Discovering object aspects from video *

Article ID	Journal	Published Year	Pages	File Type
526743	Image and Vision Computing	2016	12 Pages	PDF

Abstract

•We define aspects as 4 factors of variation: viewpoint, pose, occlusions, and cropping.•We explore weakly supervised aspect discovery from video.•We introduce a new video dataset containing over 10,000 annotated frames.•We propose a novel framework for direct aspect discovery evaluation.•Using video consistently leads to better aspect discovery compared to still images.
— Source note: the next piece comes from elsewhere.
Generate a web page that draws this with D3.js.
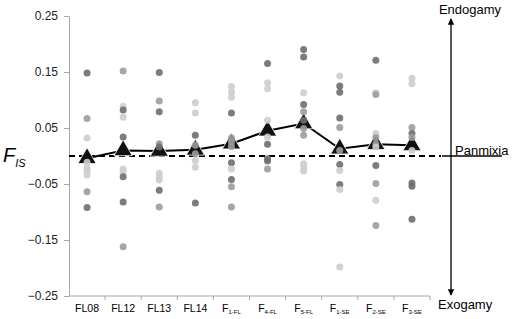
<!DOCTYPE html>
<html><head><meta charset="utf-8">
<script src="https://cdn.jsdelivr.net/npm/d3@7"></script>
<style>html,body{margin:0;padding:0;background:#fff;}svg{display:block;}</style>
</head><body>
<svg id="chart" width="512" height="319"></svg>
<script>
// ---- data ----
const categories = ["FL08","FL12","FL13","FL14","F|1-FL","F|4-FL","F|5-FL","F|1-SE","F|2-SE","F|3-SE"];
const means = [-0.004, 0.010, 0.009, 0.011, 0.022, 0.045, 0.058, 0.013, 0.021, 0.019];
const dotValues = [
  [0.148, 0.067, 0.032, -0.011, -0.021, -0.026, -0.034, -0.064, -0.092],
  [0.152, 0.089, 0.082, 0.069, 0.034, -0.023, -0.029, -0.037, -0.082, -0.162],
  [0.149, 0.098, 0.079, 0.022, 0.016, -0.031, -0.037, -0.043, -0.061, -0.091],
  [0.095, 0.077, 0.037, 0.019, 0.004, -0.008, -0.020, -0.084],
  [0.124, 0.114, 0.105, 0.077, 0.032, 0.025, 0.017, -0.012, -0.023, -0.042, -0.055, -0.091],
  [0.165, 0.131, 0.120, 0.064, 0.034, 0.021, -0.005, -0.009, -0.023],
  [0.190, 0.177, 0.113, 0.092, 0.079, 0.064, 0.049, 0.037, -0.014, -0.021, -0.027],
  [0.143, 0.125, 0.114, 0.068, 0.051, 0.010, -0.015, -0.026, -0.051, -0.060, -0.198],
  [0.171, 0.113, 0.110, 0.040, 0.033, 0.022, 0.016, -0.017, -0.049, -0.079, -0.124],
  [0.139, 0.129, 0.051, 0.040, 0.033, 0.010, -0.048, -0.054, -0.113]
];
const dotGroup = [
  [0,1,2,2,2,2,2,1,0],
  [1,2,0,2,0,2,2,0,0,1],
  [0,1,0,1,0,2,2,2,0,1],
  [2,2,0,1,1,2,2,0],
  [2,2,2,0,1,1,1,0,2,0,1,1],
  [0,2,2,2,2,0,0,0,1],
  [0,0,2,0,1,0,1,1,2,2,2],
  [2,0,0,0,1,1,0,2,0,2,2],
  [0,2,1,2,1,1,2,0,1,2,1],
  [2,2,1,0,1,2,0,0,0]
];
const yTicks = [0.25, 0.15, 0.05, -0.05, -0.15, -0.25];
const sideLabels = {top: "Endogamy", mid: "Panmixia", bottom: "Exogamy"};

// ---- drawing ----
const svg = d3.select("#chart");
const groupColor = ["#6e6e6e", "#9c9c9c", "#cdcdcd"];
const axisColor = "#a6a6a6";
const font = "'Liberation Sans', Arial, sans-serif";

const x = d3.scaleBand().domain(categories).range([69, 430]).padding(0);
const y = d3.scaleLinear().domain([-0.25, 0.25]).range([296, 16]);

// y axis
const yAxis = d3.axisLeft(y).tickValues(yTicks).tickSize(5).tickSizeOuter(0)
  .tickFormat(d3.format(".2f"));
const gy = svg.append("g").attr("transform", "translate(69,0)").call(yAxis);
gy.select(".domain").attr("stroke", axisColor);
gy.selectAll(".tick line").attr("stroke", axisColor);
gy.selectAll(".tick text").attr("font-family", font).attr("font-size", 12)
  .attr("fill", "#222").attr("x", -11);

// x axis
const gx = svg.append("g").attr("transform", "translate(0,296)");
gx.append("line").attr("x1", 69).attr("x2", 430).attr("stroke", axisColor);
const bounds = categories.map(c => x(c) + x.bandwidth());
gx.selectAll("line.tk").data(bounds).join("line").attr("class", "tk")
  .attr("x1", d => d).attr("x2", d => d).attr("y1", 0).attr("y2", 4).attr("stroke", axisColor);
const xl = gx.selectAll("text.xl").data(categories).join("text").attr("class", "xl")
  .attr("x", d => x(d) + x.bandwidth() / 2).attr("y", 16)
  .attr("text-anchor", "middle").attr("font-family", font).attr("font-size", 10.5).attr("fill", "#000");
xl.each(function(d) {
  const t = d3.select(this);
  const parts = d.split("|");
  t.append("tspan").text(parts[0]);
  if (parts[1]) t.append("tspan").attr("font-size", 6).attr("dy", 2).text(parts[1]);
});

// zero (panmixia) dashed line
svg.append("line").attr("x1", 69).attr("x2", 441).attr("y1", y(0)).attr("y2", y(0))
  .attr("stroke", "#000").attr("stroke-width", 2).attr("stroke-dasharray", "6,4");
svg.append("line").attr("x1", 442).attr("x2", 502).attr("y1", y(0)).attr("y2", y(0))
  .attr("stroke", "#000").attr("stroke-width", 1.3);

// mean line
const cx = d => x(d) + x.bandwidth() / 2;
svg.append("path").datum(categories.map((c, i) => [cx(c), y(means[i])]))
  .attr("d", d3.line()).attr("fill", "none").attr("stroke", "#000").attr("stroke-width", 2);

// mean triangles
const tri = d3.symbol().type(d3.symbolTriangle).size(145);
svg.selectAll("path.tri").data(categories).join("path").attr("class", "tri")
  .attr("d", tri).attr("transform", (c, i) => `translate(${cx(c)},${y(means[i])})`)
  .attr("fill", "#111").attr("stroke", "#fff").attr("stroke-width", 0.8);

// dots
const dots = [];
categories.forEach((c, i) => dotValues[i].forEach((v, j) => dots.push({c, v, g: dotGroup[i][j]})));
svg.selectAll("circle.dot").data(dots).join("circle").attr("class", "dot")
  .attr("cx", d => cx(d.c)).attr("cy", d => y(d.v)).attr("r", 3.5)
  .attr("fill", d => groupColor[d.g]).attr("fill-opacity", 0.9);

// y label F_IS
const yl = svg.append("text").attr("x", 3).attr("y", 162).attr("font-family", font)
  .attr("font-style", "italic").attr("fill", "#000");
yl.append("tspan").attr("font-size", 20).text("F");
yl.append("tspan").attr("font-size", 11).attr("dy", 5).text("IS");

// right arrow
svg.append("defs").html(
  '<marker id="ah" viewBox="0 0 10 10" refX="9" refY="5" markerWidth="5" markerHeight="6" orient="auto-start-reverse"><path d="M0,0 L10,5 L0,10 z" fill="#000"/></marker>');
svg.append("line").attr("x1", 451).attr("x2", 451).attr("y1", 19).attr("y2", 295)
  .attr("stroke", "#000").attr("stroke-width", 1.3)
  .attr("marker-start", "url(#ah)").attr("marker-end", "url(#ah)");

svg.append("text").attr("x", 470).attr("y", 14).attr("text-anchor", "middle")
  .attr("font-family", font).attr("font-size", 13).text(sideLabels.top);
svg.append("text").attr("x", 455).attr("y", 155)
  .attr("font-family", font).attr("font-size", 13).text(sideLabels.mid);
svg.append("text").attr("x", 438).attr("y", 309)
  .attr("font-family", font).attr("font-size", 13).text(sideLabels.bottom);
</script>
</body></html>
We investigate the problem of automatically discovering the visual aspects of an object class. Existing methods discover aspects from still images under strong supervision, as they require time-consuming manual annotation of the objects' location (e.g. bounding boxes). Instead, we explore using video, which enables automatic localisation by motion segmentation. We introduce a new video dataset containing over 10,000 frames annotated with aspect labels for two classes: cars and tigers. We evaluate several strategies for aspect discovery using state-of-the-art descriptors (e.g. CNN), and assess the benefits of using automatic video segmentation. For this, we introduce a new protocol to evaluate aspect discovery directly, in contrast to the general trend of evaluating it indirectly (e.g. its impact on a recognition pipeline). Our results consistently show that leveraging the nature of video to discover visual aspects yields significantly more accuracy. Finally, we discuss two new applications to showcase the potential of aspect discovery: image retrieval of aspects, and learning aspect transitions from video.